* **Do this**
Omit any picture, and return the remaining data exactly as written.

* **Dataset excerpt**
— START —
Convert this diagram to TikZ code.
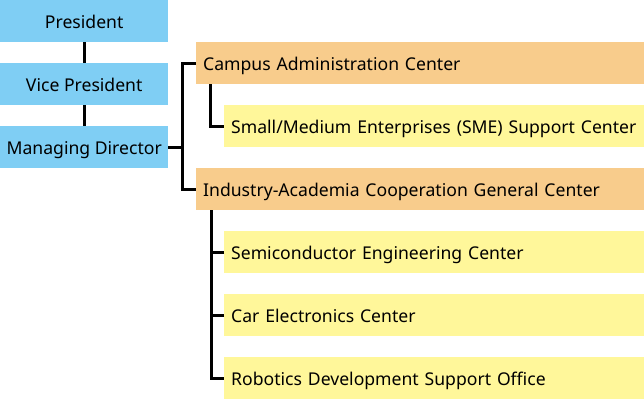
\documentclass[tikz,border=0pt]{standalone}
\usepackage{fontspec}
\setmainfont{Noto Sans}
\definecolor{cblue}{HTML}{7FCEF4}
\definecolor{corange}{HTML}{F8CC8C}
\definecolor{cyellow}{HTML}{FFF79A}
\begin{document}
\begin{tikzpicture}[x=1pt,y=-1pt,
  box/.style={inner ysep=0pt, minimum height=42pt, text height=16pt, text depth=2pt, anchor=north west, font=\fontsize{17.6}{19}\selectfont},
  topbox/.style={box, fill=cblue, inner xsep=0pt, minimum width=168pt, align=center},
  centerbox/.style={box, fill=corange, inner xsep=7pt, text width=434pt, align=left},
  unitbox/.style={box, fill=cyellow, inner xsep=7pt, text width=406pt, align=left},
  link/.style={draw=black, line width=3pt}]
\useasboundingbox (0,0) rectangle (644,400);
\node[topbox] (pres) at (0,0) {President};
\node[topbox] (vp) at (0,63) {Vice President};
\node[topbox] (md) at (0,126) {Managing Director};
\node[centerbox] (campus) at (196,42) {Campus Administration Center};
\node[unitbox] (sme) at (224,105) {Small/Medium Enterprises (SME) Support Center};
\node[centerbox] (ind) at (196,168) {Industry-Academia Cooperation General Center};
\node[unitbox] (semi) at (224,231) {Semiconductor Engineering Center};
\node[unitbox] (car) at (224,294) {Car Electronics Center};
\node[unitbox] (robot) at (224,357) {Robotics Development Support Office};
\coordinate (br) at ([xshift=-14pt]campus.west);
\coordinate (cx) at ([xshift=14pt]campus.south west);
\coordinate (ix) at ([xshift=15pt]ind.south west);
\draw[link] (pres.south) -- (vp.north);
\draw[link] (vp.south) -- (md.north);
\draw[link] (md.east) -- (md.east -| br);
\draw[link] (campus.west) -- (br) |- (ind.west);
\draw[link] (cx) |- (sme.west);
\draw[link] (ix) |- (robot.west);
\draw[link] (semi.west) -- (semi.west -| ix);
\draw[link] (car.west) -- (car.west -| ix);
\end{tikzpicture}
\end{document}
— END —
* **Finished task**
Convert this diagram to TikZ code.
\documentclass[tikz,border=0pt]{standalone}
\usepackage{fontspec}
\setmainfont{Noto Sans}
\definecolor{cblue}{HTML}{7FCEF4}
\definecolor{corange}{HTML}{F8CC8C}
\definecolor{cyellow}{HTML}{FFF79A}
\begin{document}
\begin{tikzpicture}[x=1pt,y=-1pt,
  box/.style={inner ysep=0pt, minimum height=42pt, text height=16pt, text depth=2pt, anchor=north west, font=\fontsize{17.6}{19}\selectfont},
  topbox/.style={box, fill=cblue, inner xsep=0pt, minimum width=168pt, align=center},
  centerbox/.style={box, fill=corange, inner xsep=7pt, text width=434pt, align=left},
  unitbox/.style={box, fill=cyellow, inner xsep=7pt, text width=406pt, align=left},
  link/.style={draw=black, line width=3pt}]
\useasboundingbox (0,0) rectangle (644,400);
\node[topbox] (pres) at (0,0) {President};
\node[topbox] (vp) at (0,63) {Vice President};
\node[topbox] (md) at (0,126) {Managing Director};
\node[centerbox] (campus) at (196,42) {Campus Administration Center};
\node[unitbox] (sme) at (224,105) {Small/Medium Enterprises (SME) Support Center};
\node[centerbox] (ind) at (196,168) {Industry-Academia Cooperation General Center};
\node[unitbox] (semi) at (224,231) {Semiconductor Engineering Center};
\node[unitbox] (car) at (224,294) {Car Electronics Center};
\node[unitbox] (robot) at (224,357) {Robotics Development Support Office};
\coordinate (br) at ([xshift=-14pt]campus.west);
\coordinate (cx) at ([xshift=14pt]campus.south west);
\coordinate (ix) at ([xshift=15pt]ind.south west);
\draw[link] (pres.south) -- (vp.north);
\draw[link] (vp.south) -- (md.north);
\draw[link] (md.east) -- (md.east -| br);
\draw[link] (campus.west) -- (br) |- (ind.west);
\draw[link] (cx) |- (sme.west);
\draw[link] (ix) |- (robot.west);
\draw[link] (semi.west) -- (semi.west -| ix);
\draw[link] (car.west) -- (car.west -| ix);
\end{tikzpicture}
\end{document}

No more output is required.